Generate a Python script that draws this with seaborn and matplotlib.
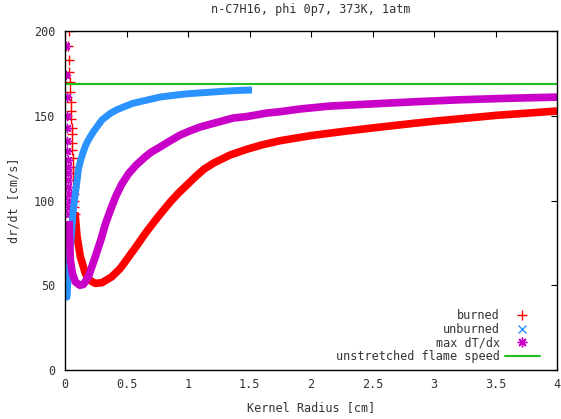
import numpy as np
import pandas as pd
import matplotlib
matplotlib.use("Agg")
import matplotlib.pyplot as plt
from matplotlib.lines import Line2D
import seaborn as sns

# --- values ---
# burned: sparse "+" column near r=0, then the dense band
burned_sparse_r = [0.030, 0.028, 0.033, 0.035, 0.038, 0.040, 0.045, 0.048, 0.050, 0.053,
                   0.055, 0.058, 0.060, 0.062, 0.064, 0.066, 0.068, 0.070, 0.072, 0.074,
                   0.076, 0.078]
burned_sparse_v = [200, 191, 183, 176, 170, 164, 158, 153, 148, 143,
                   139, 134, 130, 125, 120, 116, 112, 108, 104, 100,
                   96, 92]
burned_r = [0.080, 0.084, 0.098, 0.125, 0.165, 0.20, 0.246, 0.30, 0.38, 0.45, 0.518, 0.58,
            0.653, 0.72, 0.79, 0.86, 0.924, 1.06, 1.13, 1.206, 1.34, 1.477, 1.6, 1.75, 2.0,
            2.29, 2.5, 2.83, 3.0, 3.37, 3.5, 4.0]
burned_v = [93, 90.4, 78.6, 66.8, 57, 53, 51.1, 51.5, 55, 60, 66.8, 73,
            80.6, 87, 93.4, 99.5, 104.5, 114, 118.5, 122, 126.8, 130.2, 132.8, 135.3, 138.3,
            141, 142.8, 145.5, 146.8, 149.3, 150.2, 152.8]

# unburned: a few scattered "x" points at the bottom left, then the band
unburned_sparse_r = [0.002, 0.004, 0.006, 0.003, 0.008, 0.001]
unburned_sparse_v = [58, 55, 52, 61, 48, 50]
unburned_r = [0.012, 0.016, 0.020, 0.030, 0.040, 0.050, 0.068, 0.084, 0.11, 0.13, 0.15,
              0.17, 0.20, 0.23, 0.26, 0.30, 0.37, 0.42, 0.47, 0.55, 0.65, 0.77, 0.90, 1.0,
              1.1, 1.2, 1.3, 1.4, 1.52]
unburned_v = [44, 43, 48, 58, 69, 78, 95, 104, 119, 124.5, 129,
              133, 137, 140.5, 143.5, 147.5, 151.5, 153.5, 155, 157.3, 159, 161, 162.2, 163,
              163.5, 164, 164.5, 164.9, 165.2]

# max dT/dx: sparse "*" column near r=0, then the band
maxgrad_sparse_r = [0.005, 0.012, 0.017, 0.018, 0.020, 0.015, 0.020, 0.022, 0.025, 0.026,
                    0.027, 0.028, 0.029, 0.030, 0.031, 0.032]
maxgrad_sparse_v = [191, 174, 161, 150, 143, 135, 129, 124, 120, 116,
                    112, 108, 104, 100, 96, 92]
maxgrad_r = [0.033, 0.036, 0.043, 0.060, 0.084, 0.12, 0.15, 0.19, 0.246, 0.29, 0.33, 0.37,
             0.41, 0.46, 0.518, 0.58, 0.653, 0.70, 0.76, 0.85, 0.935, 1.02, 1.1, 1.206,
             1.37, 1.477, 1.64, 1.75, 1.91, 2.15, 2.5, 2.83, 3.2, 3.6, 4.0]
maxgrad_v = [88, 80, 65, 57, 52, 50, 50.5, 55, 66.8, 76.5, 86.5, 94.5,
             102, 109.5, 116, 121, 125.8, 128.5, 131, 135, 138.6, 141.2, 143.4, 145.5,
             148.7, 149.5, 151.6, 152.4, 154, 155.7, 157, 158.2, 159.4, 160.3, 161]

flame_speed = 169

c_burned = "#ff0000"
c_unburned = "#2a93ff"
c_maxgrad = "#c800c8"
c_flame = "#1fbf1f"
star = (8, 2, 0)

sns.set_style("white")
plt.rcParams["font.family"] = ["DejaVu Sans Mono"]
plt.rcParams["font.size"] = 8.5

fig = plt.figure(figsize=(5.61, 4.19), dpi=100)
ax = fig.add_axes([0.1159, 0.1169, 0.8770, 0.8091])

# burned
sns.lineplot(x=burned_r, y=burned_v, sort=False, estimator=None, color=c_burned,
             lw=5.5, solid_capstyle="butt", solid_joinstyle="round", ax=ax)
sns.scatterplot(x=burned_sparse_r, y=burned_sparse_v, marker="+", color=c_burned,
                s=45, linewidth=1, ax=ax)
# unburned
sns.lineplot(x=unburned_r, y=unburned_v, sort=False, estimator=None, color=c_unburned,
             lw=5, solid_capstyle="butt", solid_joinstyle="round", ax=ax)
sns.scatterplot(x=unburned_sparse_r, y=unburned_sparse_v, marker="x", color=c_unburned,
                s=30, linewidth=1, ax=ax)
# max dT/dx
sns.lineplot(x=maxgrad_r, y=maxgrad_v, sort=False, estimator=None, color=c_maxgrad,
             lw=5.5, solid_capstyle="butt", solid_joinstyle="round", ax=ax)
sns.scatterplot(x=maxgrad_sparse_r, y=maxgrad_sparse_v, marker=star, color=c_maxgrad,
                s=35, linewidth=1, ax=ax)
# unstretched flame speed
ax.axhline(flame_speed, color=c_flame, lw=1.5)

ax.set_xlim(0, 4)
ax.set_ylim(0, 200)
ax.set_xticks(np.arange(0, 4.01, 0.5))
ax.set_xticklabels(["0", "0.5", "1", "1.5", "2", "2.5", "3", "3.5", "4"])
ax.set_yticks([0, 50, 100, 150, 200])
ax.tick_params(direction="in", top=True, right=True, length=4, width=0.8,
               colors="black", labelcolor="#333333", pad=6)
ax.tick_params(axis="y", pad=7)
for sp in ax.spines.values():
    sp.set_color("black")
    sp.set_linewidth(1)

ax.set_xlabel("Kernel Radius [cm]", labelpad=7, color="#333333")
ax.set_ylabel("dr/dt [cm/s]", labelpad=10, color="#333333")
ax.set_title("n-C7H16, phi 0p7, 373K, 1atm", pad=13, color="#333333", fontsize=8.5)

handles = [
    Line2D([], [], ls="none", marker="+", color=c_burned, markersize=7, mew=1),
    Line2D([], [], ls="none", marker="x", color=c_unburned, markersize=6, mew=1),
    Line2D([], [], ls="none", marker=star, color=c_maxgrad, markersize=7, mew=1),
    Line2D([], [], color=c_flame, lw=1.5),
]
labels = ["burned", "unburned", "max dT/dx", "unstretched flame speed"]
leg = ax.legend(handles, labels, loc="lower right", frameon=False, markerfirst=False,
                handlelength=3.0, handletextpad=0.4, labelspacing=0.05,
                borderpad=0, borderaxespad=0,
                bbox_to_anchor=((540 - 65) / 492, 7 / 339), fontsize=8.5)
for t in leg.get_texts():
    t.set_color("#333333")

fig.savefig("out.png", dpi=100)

= = = =

**WHAT NEEDS TO BE DONE:** All of the data above should be quoted exactly, except for the pictures.

**COMPLETE RESPONSE:**
Generate a Python script that draws this with seaborn and matplotlib.
import numpy as np
import pandas as pd
import matplotlib
matplotlib.use("Agg")
import matplotlib.pyplot as plt
from matplotlib.lines import Line2D
import seaborn as sns

# --- values ---
# burned: sparse "+" column near r=0, then the dense band
burned_sparse_r = [0.030, 0.028, 0.033, 0.035, 0.038, 0.040, 0.045, 0.048, 0.050, 0.053,
                   0.055, 0.058, 0.060, 0.062, 0.064, 0.066, 0.068, 0.070, 0.072, 0.074,
                   0.076, 0.078]
burned_sparse_v = [200, 191, 183, 176, 170, 164, 158, 153, 148, 143,
                   139, 134, 130, 125, 120, 116, 112, 108, 104, 100,
                   96, 92]
burned_r = [0.080, 0.084, 0.098, 0.125, 0.165, 0.20, 0.246, 0.30, 0.38, 0.45, 0.518, 0.58,
            0.653, 0.72, 0.79, 0.86, 0.924, 1.06, 1.13, 1.206, 1.34, 1.477, 1.6, 1.75, 2.0,
            2.29, 2.5, 2.83, 3.0, 3.37, 3.5, 4.0]
burned_v = [93, 90.4, 78.6, 66.8, 57, 53, 51.1, 51.5, 55, 60, 66.8, 73,
            80.6, 87, 93.4, 99.5, 104.5, 114, 118.5, 122, 126.8, 130.2, 132.8, 135.3, 138.3,
            141, 142.8, 145.5, 146.8, 149.3, 150.2, 152.8]

# unburned: a few scattered "x" points at the bottom left, then the band
unburned_sparse_r = [0.002, 0.004, 0.006, 0.003, 0.008, 0.001]
unburned_sparse_v = [58, 55, 52, 61, 48, 50]
unburned_r = [0.012, 0.016, 0.020, 0.030, 0.040, 0.050, 0.068, 0.084, 0.11, 0.13, 0.15,
              0.17, 0.20, 0.23, 0.26, 0.30, 0.37, 0.42, 0.47, 0.55, 0.65, 0.77, 0.90, 1.0,
              1.1, 1.2, 1.3, 1.4, 1.52]
unburned_v = [44, 43, 48, 58, 69, 78, 95, 104, 119, 124.5, 129,
              133, 137, 140.5, 143.5, 147.5, 151.5, 153.5, 155, 157.3, 159, 161, 162.2, 163,
              163.5, 164, 164.5, 164.9, 165.2]

# max dT/dx: sparse "*" column near r=0, then the band
maxgrad_sparse_r = [0.005, 0.012, 0.017, 0.018, 0.020, 0.015, 0.020, 0.022, 0.025, 0.026,
                    0.027, 0.028, 0.029, 0.030, 0.031, 0.032]
maxgrad_sparse_v = [191, 174, 161, 150, 143, 135, 129, 124, 120, 116,
                    112, 108, 104, 100, 96, 92]
maxgrad_r = [0.033, 0.036, 0.043, 0.060, 0.084, 0.12, 0.15, 0.19, 0.246, 0.29, 0.33, 0.37,
             0.41, 0.46, 0.518, 0.58, 0.653, 0.70, 0.76, 0.85, 0.935, 1.02, 1.1, 1.206,
             1.37, 1.477, 1.64, 1.75, 1.91, 2.15, 2.5, 2.83, 3.2, 3.6, 4.0]
maxgrad_v = [88, 80, 65, 57, 52, 50, 50.5, 55, 66.8, 76.5, 86.5, 94.5,
             102, 109.5, 116, 121, 125.8, 128.5, 131, 135, 138.6, 141.2, 143.4, 145.5,
             148.7, 149.5, 151.6, 152.4, 154, 155.7, 157, 158.2, 159.4, 160.3, 161]

flame_speed = 169

c_burned = "#ff0000"
c_unburned = "#2a93ff"
c_maxgrad = "#c800c8"
c_flame = "#1fbf1f"
star = (8, 2, 0)

sns.set_style("white")
plt.rcParams["font.family"] = ["DejaVu Sans Mono"]
plt.rcParams["font.size"] = 8.5

fig = plt.figure(figsize=(5.61, 4.19), dpi=100)
ax = fig.add_axes([0.1159, 0.1169, 0.8770, 0.8091])

# burned
sns.lineplot(x=burned_r, y=burned_v, sort=False, estimator=None, color=c_burned,
             lw=5.5, solid_capstyle="butt", solid_joinstyle="round", ax=ax)
sns.scatterplot(x=burned_sparse_r, y=burned_sparse_v, marker="+", color=c_burned,
                s=45, linewidth=1, ax=ax)
# unburned
sns.lineplot(x=unburned_r, y=unburned_v, sort=False, estimator=None, color=c_unburned,
             lw=5, solid_capstyle="butt", solid_joinstyle="round", ax=ax)
sns.scatterplot(x=unburned_sparse_r, y=unburned_sparse_v, marker="x", color=c_unburned,
                s=30, linewidth=1, ax=ax)
# max dT/dx
sns.lineplot(x=maxgrad_r, y=maxgrad_v, sort=False, estimator=None, color=c_maxgrad,
             lw=5.5, solid_capstyle="butt", solid_joinstyle="round", ax=ax)
sns.scatterplot(x=maxgrad_sparse_r, y=maxgrad_sparse_v, marker=star, color=c_maxgrad,
                s=35, linewidth=1, ax=ax)
# unstretched flame speed
ax.axhline(flame_speed, color=c_flame, lw=1.5)

ax.set_xlim(0, 4)
ax.set_ylim(0, 200)
ax.set_xticks(np.arange(0, 4.01, 0.5))
ax.set_xticklabels(["0", "0.5", "1", "1.5", "2", "2.5", "3", "3.5", "4"])
ax.set_yticks([0, 50, 100, 150, 200])
ax.tick_params(direction="in", top=True, right=True, length=4, width=0.8,
               colors="black", labelcolor="#333333", pad=6)
ax.tick_params(axis="y", pad=7)
for sp in ax.spines.values():
    sp.set_color("black")
    sp.set_linewidth(1)

ax.set_xlabel("Kernel Radius [cm]", labelpad=7, color="#333333")
ax.set_ylabel("dr/dt [cm/s]", labelpad=10, color="#333333")
ax.set_title("n-C7H16, phi 0p7, 373K, 1atm", pad=13, color="#333333", fontsize=8.5)

handles = [
    Line2D([], [], ls="none", marker="+", color=c_burned, markersize=7, mew=1),
    Line2D([], [], ls="none", marker="x", color=c_unburned, markersize=6, mew=1),
    Line2D([], [], ls="none", marker=star, color=c_maxgrad, markersize=7, mew=1),
    Line2D([], [], color=c_flame, lw=1.5),
]
labels = ["burned", "unburned", "max dT/dx", "unstretched flame speed"]
leg = ax.legend(handles, labels, loc="lower right", frameon=False, markerfirst=False,
                handlelength=3.0, handletextpad=0.4, labelspacing=0.05,
                borderpad=0, borderaxespad=0,
                bbox_to_anchor=((540 - 65) / 492, 7 / 339), fontsize=8.5)
for t in leg.get_texts():
    t.set_color("#333333")

fig.savefig("out.png", dpi=100)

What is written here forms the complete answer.